Mr. Ahsan Jahangir Khan, Advocate for Appellant.

Date of hearing: 21.10.2025.

Judgment

Muhammad Azam Khan, J.--

1.       Through the main appeal, the Appellant has assailed the order dated 18.02.2025 (“Impugned Order”), passed by the learned Judge, Accountability Court-I, Islamabad, whereby the freezing of six properties belonging to the Appellant, by Respondent No. 2 under Section 13 of the National Accountability Ordinance, 1999 (“Ordinance”), was confirmed by the said Court. The appeal was admitted for regular hearing by this Court vide order dated 21.05.2025. Subsequently, through the present Criminal Miscellaneous Application, the Appellant has prayed that the appeal be remitted to a learned Single Judge of this Court, instead of being heard by a Division Bench as per the Islamabad High Court Practice and Procedure Rules, 2025. The Appellant contends that the nature of the Impugned Order is interim, not final, and therefore does not attract the jurisdiction of a Division Bench under the relevant provisions of law.
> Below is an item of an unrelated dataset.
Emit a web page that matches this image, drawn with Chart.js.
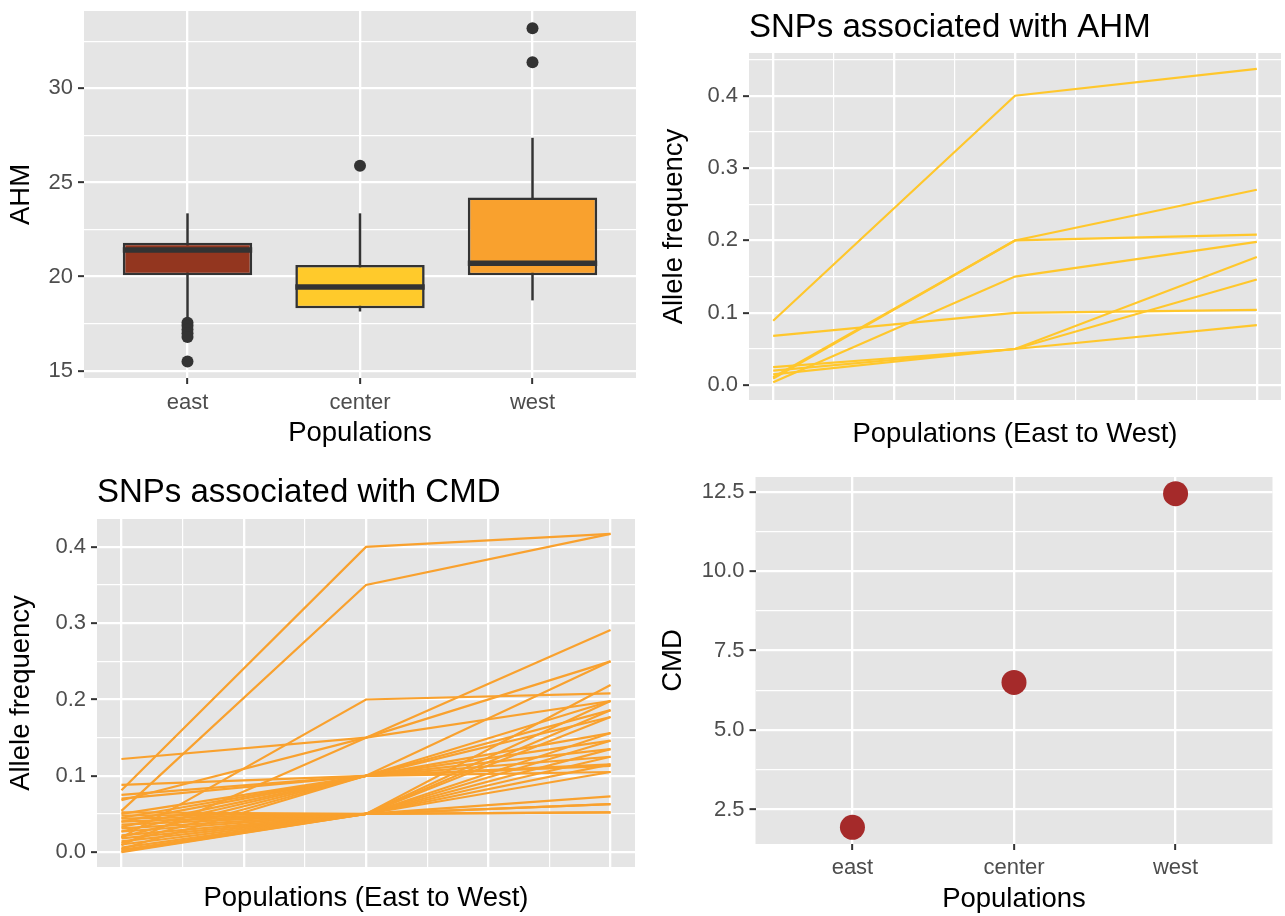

2.       The learned counsel for the Applicant/Appellant contends that the Ordinance provides specific forums of redress for an aggrieved person. Under Sections 5(g) and 16 of the Ordinance, the Accountability Court is vested with original jurisdiction to try offences, whereas Section 32 of the Ordinance prescribes the appellate mechanism before the High Court. The said provision reads as follows:

“32.  Appeal and Revision.--(a) Any person convicted or the Prosecutor General Accountability, if so directed by the Chairman NAB, aggrieved by the final judgment and order of the Court under this Ordinance may, within 107 [thirty] days of the final Judgment and order of the Court prefer and appeal to the High Court 108 under whose jurisdiction the Court is situated: Provided that no appeal shall lie against any interlocutory order of the Court. (b) All Appeals against the final Judgment filed before the High Court will be heard by a Bench of not less than two judges constituted by the Chief Justice of the High Court. The provisions contained in Section 426 of the Code shall apply mutatis mutandis in case of an appeal filed against order of conviction.]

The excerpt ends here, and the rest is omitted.